* **WHAT YOU NEED TO DO**
Check every line of the entries for "this", and copy the lines that hold it.
___ DATA SUPPLIED ___
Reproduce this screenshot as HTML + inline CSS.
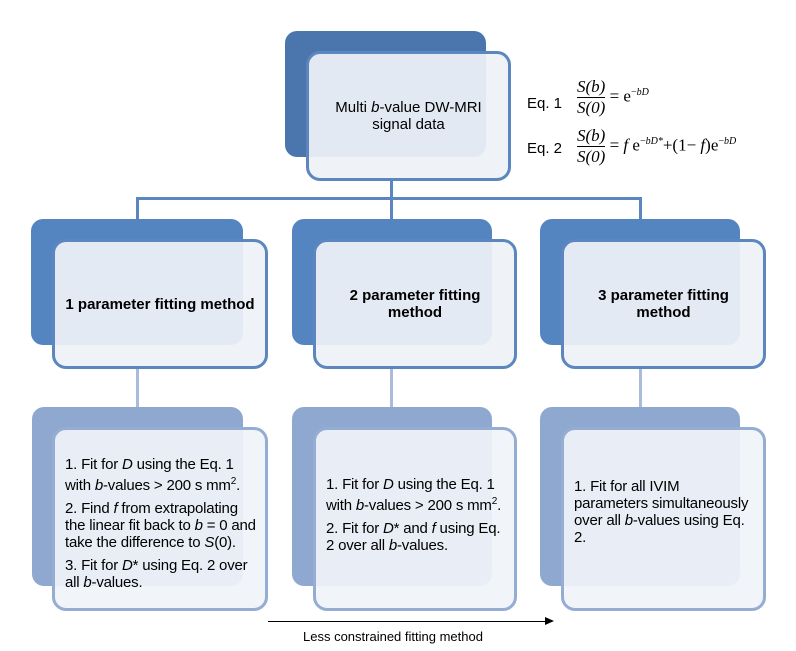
___
___ DATA SUPPLIED ___
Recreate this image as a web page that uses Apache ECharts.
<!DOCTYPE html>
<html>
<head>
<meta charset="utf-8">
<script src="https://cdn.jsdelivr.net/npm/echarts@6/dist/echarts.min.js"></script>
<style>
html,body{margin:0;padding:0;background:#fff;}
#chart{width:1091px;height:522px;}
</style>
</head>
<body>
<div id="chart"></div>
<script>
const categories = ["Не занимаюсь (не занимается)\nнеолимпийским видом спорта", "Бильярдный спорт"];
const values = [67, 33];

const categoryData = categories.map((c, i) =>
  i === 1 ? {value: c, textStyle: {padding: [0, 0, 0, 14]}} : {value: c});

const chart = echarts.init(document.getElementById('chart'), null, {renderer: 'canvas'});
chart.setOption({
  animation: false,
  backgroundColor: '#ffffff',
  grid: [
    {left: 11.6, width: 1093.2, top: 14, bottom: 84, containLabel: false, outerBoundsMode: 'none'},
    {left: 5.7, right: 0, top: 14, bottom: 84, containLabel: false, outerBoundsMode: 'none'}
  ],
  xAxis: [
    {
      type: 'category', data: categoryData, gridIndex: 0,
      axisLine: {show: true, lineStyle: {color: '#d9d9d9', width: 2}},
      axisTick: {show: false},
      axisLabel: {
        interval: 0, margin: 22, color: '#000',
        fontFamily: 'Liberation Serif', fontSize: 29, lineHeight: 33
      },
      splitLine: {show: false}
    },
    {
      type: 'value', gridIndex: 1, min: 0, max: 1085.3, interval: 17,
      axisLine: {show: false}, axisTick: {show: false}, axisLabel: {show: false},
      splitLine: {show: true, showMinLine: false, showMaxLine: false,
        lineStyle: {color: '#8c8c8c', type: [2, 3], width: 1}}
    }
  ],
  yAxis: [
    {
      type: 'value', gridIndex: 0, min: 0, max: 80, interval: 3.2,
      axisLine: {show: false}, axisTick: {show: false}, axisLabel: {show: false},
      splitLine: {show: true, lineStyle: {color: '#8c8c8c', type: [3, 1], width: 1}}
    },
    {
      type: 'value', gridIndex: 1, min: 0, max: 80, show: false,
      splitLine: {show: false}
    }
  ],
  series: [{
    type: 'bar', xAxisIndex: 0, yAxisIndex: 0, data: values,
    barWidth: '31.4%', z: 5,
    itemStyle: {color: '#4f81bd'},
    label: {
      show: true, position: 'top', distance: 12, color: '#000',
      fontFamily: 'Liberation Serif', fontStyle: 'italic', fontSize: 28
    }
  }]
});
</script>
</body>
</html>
___
* **FULL RESPONSE**
Reproduce this screenshot as HTML + inline CSS.
Recreate this image as a web page that uses Apache ECharts.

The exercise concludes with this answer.